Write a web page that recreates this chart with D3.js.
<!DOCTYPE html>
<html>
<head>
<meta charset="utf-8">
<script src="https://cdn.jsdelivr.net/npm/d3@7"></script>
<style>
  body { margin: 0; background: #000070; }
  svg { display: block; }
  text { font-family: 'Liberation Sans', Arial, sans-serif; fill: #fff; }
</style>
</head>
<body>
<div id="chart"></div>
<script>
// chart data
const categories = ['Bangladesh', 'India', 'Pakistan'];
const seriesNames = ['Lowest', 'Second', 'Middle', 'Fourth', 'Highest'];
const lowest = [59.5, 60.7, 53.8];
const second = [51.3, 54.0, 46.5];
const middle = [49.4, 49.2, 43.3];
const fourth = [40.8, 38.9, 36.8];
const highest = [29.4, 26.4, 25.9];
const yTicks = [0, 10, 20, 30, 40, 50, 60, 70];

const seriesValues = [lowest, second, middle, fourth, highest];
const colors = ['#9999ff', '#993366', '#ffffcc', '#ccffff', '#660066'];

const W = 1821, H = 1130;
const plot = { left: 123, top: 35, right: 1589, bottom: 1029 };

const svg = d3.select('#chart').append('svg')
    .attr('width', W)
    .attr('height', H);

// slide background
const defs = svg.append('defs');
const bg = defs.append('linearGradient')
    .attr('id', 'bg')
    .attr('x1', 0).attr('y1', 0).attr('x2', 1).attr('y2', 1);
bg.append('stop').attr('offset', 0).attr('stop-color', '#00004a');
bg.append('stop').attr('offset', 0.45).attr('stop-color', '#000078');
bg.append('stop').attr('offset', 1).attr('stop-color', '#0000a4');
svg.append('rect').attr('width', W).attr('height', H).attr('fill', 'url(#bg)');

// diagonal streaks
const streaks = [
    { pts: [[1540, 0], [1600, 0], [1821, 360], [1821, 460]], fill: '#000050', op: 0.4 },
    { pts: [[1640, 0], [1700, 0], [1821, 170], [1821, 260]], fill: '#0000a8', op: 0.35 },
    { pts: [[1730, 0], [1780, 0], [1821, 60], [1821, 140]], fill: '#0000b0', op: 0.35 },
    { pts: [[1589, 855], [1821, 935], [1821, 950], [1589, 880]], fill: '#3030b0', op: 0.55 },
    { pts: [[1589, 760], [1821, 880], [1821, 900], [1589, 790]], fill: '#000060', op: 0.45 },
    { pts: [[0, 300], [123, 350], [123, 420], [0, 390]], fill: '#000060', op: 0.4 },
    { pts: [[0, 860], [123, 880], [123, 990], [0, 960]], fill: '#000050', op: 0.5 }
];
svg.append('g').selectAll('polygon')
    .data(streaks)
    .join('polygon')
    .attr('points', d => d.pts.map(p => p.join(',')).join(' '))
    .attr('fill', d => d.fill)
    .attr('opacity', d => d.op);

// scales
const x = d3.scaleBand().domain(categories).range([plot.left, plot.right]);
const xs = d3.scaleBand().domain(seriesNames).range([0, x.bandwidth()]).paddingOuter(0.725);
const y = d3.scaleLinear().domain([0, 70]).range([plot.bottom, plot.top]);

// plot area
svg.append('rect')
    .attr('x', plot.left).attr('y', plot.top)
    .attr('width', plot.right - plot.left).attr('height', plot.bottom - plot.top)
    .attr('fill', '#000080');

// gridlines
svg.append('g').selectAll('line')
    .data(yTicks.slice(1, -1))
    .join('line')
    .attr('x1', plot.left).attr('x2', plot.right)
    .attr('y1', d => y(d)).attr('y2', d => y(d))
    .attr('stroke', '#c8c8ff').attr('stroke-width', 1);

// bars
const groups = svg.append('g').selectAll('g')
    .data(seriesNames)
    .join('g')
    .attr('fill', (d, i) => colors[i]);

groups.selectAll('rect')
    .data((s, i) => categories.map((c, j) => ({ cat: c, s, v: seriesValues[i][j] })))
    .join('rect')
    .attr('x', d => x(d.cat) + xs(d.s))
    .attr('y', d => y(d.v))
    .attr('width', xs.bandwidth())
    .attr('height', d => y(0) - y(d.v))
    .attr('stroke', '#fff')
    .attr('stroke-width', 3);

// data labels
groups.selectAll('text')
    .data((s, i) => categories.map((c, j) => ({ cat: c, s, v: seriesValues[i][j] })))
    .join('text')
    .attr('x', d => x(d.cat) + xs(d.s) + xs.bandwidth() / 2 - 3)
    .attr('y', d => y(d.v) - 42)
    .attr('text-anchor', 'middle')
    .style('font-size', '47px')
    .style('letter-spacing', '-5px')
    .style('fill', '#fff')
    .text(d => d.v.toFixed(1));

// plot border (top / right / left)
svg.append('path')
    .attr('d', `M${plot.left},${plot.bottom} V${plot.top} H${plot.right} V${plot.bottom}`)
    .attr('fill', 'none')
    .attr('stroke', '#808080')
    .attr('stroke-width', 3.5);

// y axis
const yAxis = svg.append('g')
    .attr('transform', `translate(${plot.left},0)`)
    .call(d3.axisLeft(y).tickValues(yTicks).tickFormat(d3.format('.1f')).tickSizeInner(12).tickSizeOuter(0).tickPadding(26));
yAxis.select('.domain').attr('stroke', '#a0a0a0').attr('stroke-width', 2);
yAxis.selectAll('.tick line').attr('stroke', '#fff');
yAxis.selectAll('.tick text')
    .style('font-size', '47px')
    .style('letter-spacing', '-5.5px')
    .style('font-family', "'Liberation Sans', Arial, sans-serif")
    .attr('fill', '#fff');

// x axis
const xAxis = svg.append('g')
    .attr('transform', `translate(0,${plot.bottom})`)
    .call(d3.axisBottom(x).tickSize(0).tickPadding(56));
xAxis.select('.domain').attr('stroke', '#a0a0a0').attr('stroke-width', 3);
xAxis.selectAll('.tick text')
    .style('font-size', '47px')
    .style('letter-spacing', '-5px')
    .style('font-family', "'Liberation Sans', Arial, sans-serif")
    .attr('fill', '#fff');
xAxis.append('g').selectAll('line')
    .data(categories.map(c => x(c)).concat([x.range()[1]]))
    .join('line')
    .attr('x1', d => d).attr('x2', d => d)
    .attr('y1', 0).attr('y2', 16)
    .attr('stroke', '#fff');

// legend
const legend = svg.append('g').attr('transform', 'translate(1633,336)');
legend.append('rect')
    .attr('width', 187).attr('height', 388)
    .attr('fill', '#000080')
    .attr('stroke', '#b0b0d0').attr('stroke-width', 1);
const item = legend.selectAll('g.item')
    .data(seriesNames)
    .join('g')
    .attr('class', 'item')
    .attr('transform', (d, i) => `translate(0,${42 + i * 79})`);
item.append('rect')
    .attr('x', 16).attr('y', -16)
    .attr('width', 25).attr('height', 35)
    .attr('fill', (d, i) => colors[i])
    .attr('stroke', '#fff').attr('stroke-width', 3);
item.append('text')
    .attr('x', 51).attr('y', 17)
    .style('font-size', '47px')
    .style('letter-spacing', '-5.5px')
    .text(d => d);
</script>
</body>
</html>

Goal of the exercise: Copy out the whole listing exactly.

Result of this task:
Write a web page that recreates this chart with D3.js.
<!DOCTYPE html>
<html>
<head>
<meta charset="utf-8">
<script src="https://cdn.jsdelivr.net/npm/d3@7"></script>
<style>
  body { margin: 0; background: #000070; }
  svg { display: block; }
  text { font-family: 'Liberation Sans', Arial, sans-serif; fill: #fff; }
</style>
</head>
<body>
<div id="chart"></div>
<script>
// chart data
const categories = ['Bangladesh', 'India', 'Pakistan'];
const seriesNames = ['Lowest', 'Second', 'Middle', 'Fourth', 'Highest'];
const lowest = [59.5, 60.7, 53.8];
const second = [51.3, 54.0, 46.5];
const middle = [49.4, 49.2, 43.3];
const fourth = [40.8, 38.9, 36.8];
const highest = [29.4, 26.4, 25.9];
const yTicks = [0, 10, 20, 30, 40, 50, 60, 70];

const seriesValues = [lowest, second, middle, fourth, highest];
const colors = ['#9999ff', '#993366', '#ffffcc', '#ccffff', '#660066'];

const W = 1821, H = 1130;
const plot = { left: 123, top: 35, right: 1589, bottom: 1029 };

const svg = d3.select('#chart').append('svg')
    .attr('width', W)
    .attr('height', H);

// slide background
const defs = svg.append('defs');
const bg = defs.append('linearGradient')
    .attr('id', 'bg')
    .attr('x1', 0).attr('y1', 0).attr('x2', 1).attr('y2', 1);
bg.append('stop').attr('offset', 0).attr('stop-color', '#00004a');
bg.append('stop').attr('offset', 0.45).attr('stop-color', '#000078');
bg.append('stop').attr('offset', 1).attr('stop-color', '#0000a4');
svg.append('rect').attr('width', W).attr('height', H).attr('fill', 'url(#bg)');

// diagonal streaks
const streaks = [
    { pts: [[1540, 0], [1600, 0], [1821, 360], [1821, 460]], fill: '#000050', op: 0.4 },
    { pts: [[1640, 0], [1700, 0], [1821, 170], [1821, 260]], fill: '#0000a8', op: 0.35 },
    { pts: [[1730, 0], [1780, 0], [1821, 60], [1821, 140]], fill: '#0000b0', op: 0.35 },
    { pts: [[1589, 855], [1821, 935], [1821, 950], [1589, 880]], fill: '#3030b0', op: 0.55 },
    { pts: [[1589, 760], [1821, 880], [1821, 900], [1589, 790]], fill: '#000060', op: 0.45 },
    { pts: [[0, 300], [123, 350], [123, 420], [0, 390]], fill: '#000060', op: 0.4 },
    { pts: [[0, 860], [123, 880], [123, 990], [0, 960]], fill: '#000050', op: 0.5 }
];
svg.append('g').selectAll('polygon')
    .data(streaks)
    .join('polygon')
    .attr('points', d => d.pts.map(p => p.join(',')).join(' '))
    .attr('fill', d => d.fill)
    .attr('opacity', d => d.op);

// scales
const x = d3.scaleBand().domain(categories).range([plot.left, plot.right]);
const xs = d3.scaleBand().domain(seriesNames).range([0, x.bandwidth()]).paddingOuter(0.725);
const y = d3.scaleLinear().domain([0, 70]).range([plot.bottom, plot.top]);

// plot area
svg.append('rect')
    .attr('x', plot.left).attr('y', plot.top)
    .attr('width', plot.right - plot.left).attr('height', plot.bottom - plot.top)
    .attr('fill', '#000080');

// gridlines
svg.append('g').selectAll('line')
    .data(yTicks.slice(1, -1))
    .join('line')
    .attr('x1', plot.left).attr('x2', plot.right)
    .attr('y1', d => y(d)).attr('y2', d => y(d))
    .attr('stroke', '#c8c8ff').attr('stroke-width', 1);

// bars
const groups = svg.append('g').selectAll('g')
    .data(seriesNames)
    .join('g')
    .attr('fill', (d, i) => colors[i]);

groups.selectAll('rect')
    .data((s, i) => categories.map((c, j) => ({ cat: c, s, v: seriesValues[i][j] })))
    .join('rect')
    .attr('x', d => x(d.cat) + xs(d.s))
    .attr('y', d => y(d.v))
    .attr('width', xs.bandwidth())
    .attr('height', d => y(0) - y(d.v))
    .attr('stroke', '#fff')
    .attr('stroke-width', 3);

// data labels
groups.selectAll('text')
    .data((s, i) => categories.map((c, j) => ({ cat: c, s, v: seriesValues[i][j] })))
    .join('text')
    .attr('x', d => x(d.cat) + xs(d.s) + xs.bandwidth() / 2 - 3)
    .attr('y', d => y(d.v) - 42)
    .attr('text-anchor', 'middle')
    .style('font-size', '47px')
    .style('letter-spacing', '-5px')
    .style('fill', '#fff')
    .text(d => d.v.toFixed(1));

// plot border (top / right / left)
svg.append('path')
    .attr('d', `M${plot.left},${plot.bottom} V${plot.top} H${plot.right} V${plot.bottom}`)
    .attr('fill', 'none')
    .attr('stroke', '#808080')
    .attr('stroke-width', 3.5);

// y axis
const yAxis = svg.append('g')
    .attr('transform', `translate(${plot.left},0)`)
    .call(d3.axisLeft(y).tickValues(yTicks).tickFormat(d3.format('.1f')).tickSizeInner(12).tickSizeOuter(0).tickPadding(26));
yAxis.select('.domain').attr('stroke', '#a0a0a0').attr('stroke-width', 2);
yAxis.selectAll('.tick line').attr('stroke', '#fff');
yAxis.selectAll('.tick text')
    .style('font-size', '47px')
    .style('letter-spacing', '-5.5px')
    .style('font-family', "'Liberation Sans', Arial, sans-serif")
    .attr('fill', '#fff');

// x axis
const xAxis = svg.append('g')
    .attr('transform', `translate(0,${plot.bottom})`)
    .call(d3.axisBottom(x).tickSize(0).tickPadding(56));
xAxis.select('.domain').attr('stroke', '#a0a0a0').attr('stroke-width', 3);
xAxis.selectAll('.tick text')
    .style('font-size', '47px')
    .style('letter-spacing', '-5px')
    .style('font-family', "'Liberation Sans', Arial, sans-serif")
    .attr('fill', '#fff');
xAxis.append('g').selectAll('line')
    .data(categories.map(c => x(c)).concat([x.range()[1]]))
    .join('line')
    .attr('x1', d => d).attr('x2', d => d)
    .attr('y1', 0).attr('y2', 16)
    .attr('stroke', '#fff');

// legend
const legend = svg.append('g').attr('transform', 'translate(1633,336)');
legend.append('rect')
    .attr('width', 187).attr('height', 388)
    .attr('fill', '#000080')
    .attr('stroke', '#b0b0d0').attr('stroke-width', 1);
const item = legend.selectAll('g.item')
    .data(seriesNames)
    .join('g')
    .attr('class', 'item')
    .attr('transform', (d, i) => `translate(0,${42 + i * 79})`);
item.append('rect')
    .attr('x', 16).attr('y', -16)
    .attr('width', 25).attr('height', 35)
    .attr('fill', (d, i) => colors[i])
    .attr('stroke', '#fff').attr('stroke-width', 3);
item.append('text')
    .attr('x', 51).attr('y', 17)
    .style('font-size', '47px')
    .style('letter-spacing', '-5.5px')
    .text(d => d);
</script>
</body>
</html>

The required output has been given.